Hoping that @CraigGidney can hop in here.
I'm trying to understand oblivious carry runways and how it interplays with the rest of the windowed arithmetic implementation of Shor's algorithm as presented in "How to factor 2048 bit RSA integers in 8 hours using 20 million noisy qubits" (arxiv:1905.09749).
Specifically, why can't we just remove the runways entirely when a register is needed as the input into the lookup addition? I think this isn't explain very well in his paper.
My understanding is that the runways are initialized like this:
A sequence of LookupAdditions are then implemented that add values into this register, where the additions on each segment are performed in parallel and each segment carries into the subsequent runway.
When this register then needs to be used as inputs for the next sequence of LookupAdditions, I understand that the extra runway qubits increase the total number of qubits in the register, thus increasing the number of windows that must be iterated over. But in his paper, Gidney says that the runway can be "reduced to a single qubit" like this:
What I don't understand is this line in the paper:
We could reduce the runways to zero qubits, but this would require propagating the carry qubits all the way across the register, so we do not.
Why would it mean that we have to "propagate the carry qubits all the way across the register"?
Why can't we simply perform the reverse of the runway preparation, something like this, where the runways are removed entirely?
I've looked through this paper on "Approximate encoded permutations and piecewise quantum adders" (arxiv:1905.08488) where it explains in more detail how the runways work.
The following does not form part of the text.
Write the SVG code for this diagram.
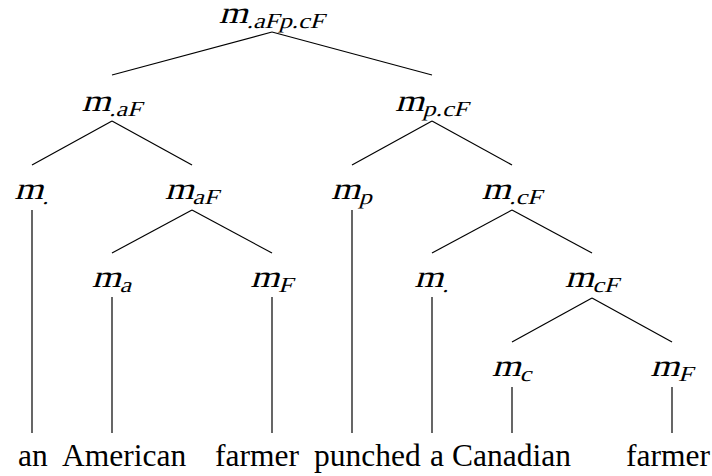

If you have a permutation $u$ of unencoded values, a permutation $v$ of encoded values, and a reversible encoding function $f$, this is a good "approximate encoded permutation" if (roughly) $$ f^{-1} \circ v \circ f \approx u. $$ In the case of the piecewise adder, the encoding function is exactly the operation of adding runways as shown in the first image in this question (1). So why can't we just perform the inverse of the encoding when we are done with the piecewise additions?
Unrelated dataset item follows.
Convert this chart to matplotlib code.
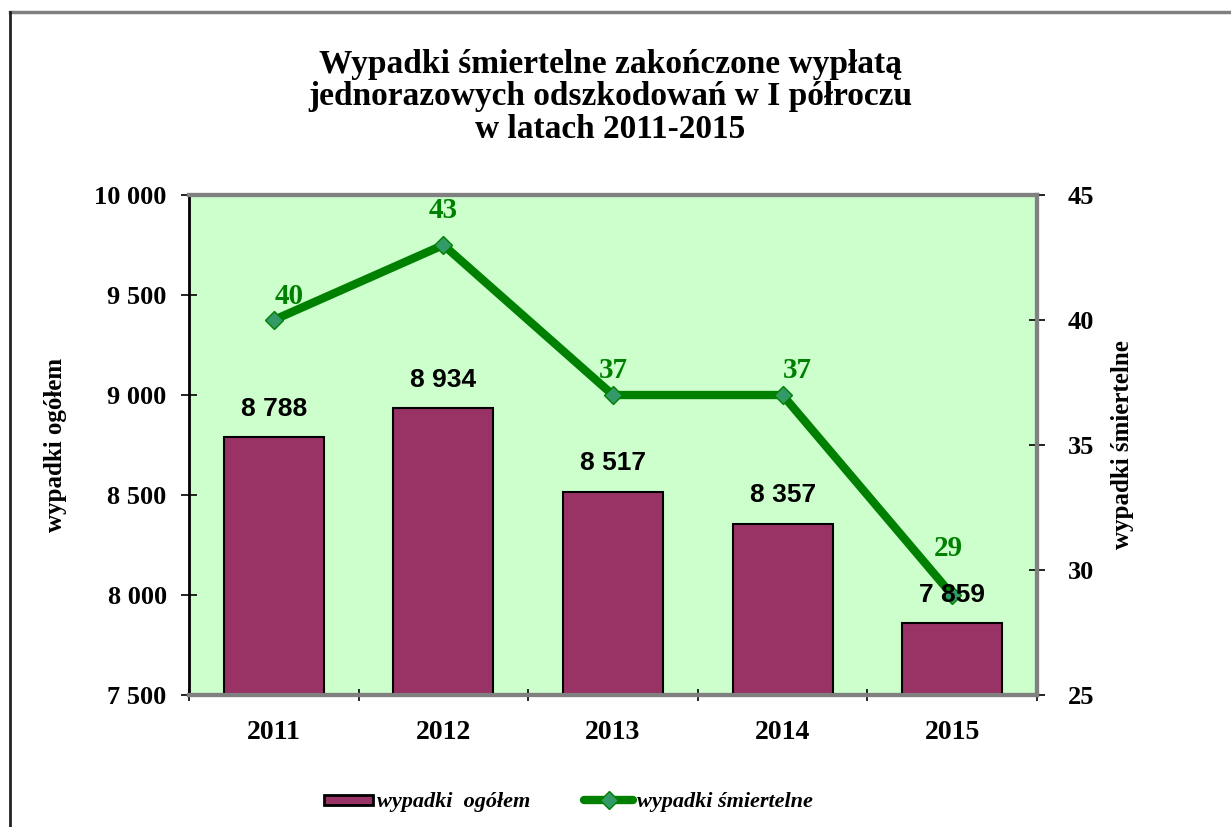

This paper (arxiv:2105.01533) also has a section on how oblivious carry runways interact with the rest of the algorithm, but those authors needed to
fully propagate and decode the runways into the registers before using them as inputs into multiplications
because they were creating circuits for much smaller RSA numbers and the runways were about as large as the segments. However, I still don't quite understand why the runways need to be "fully propagated" and would appreciate an explanation!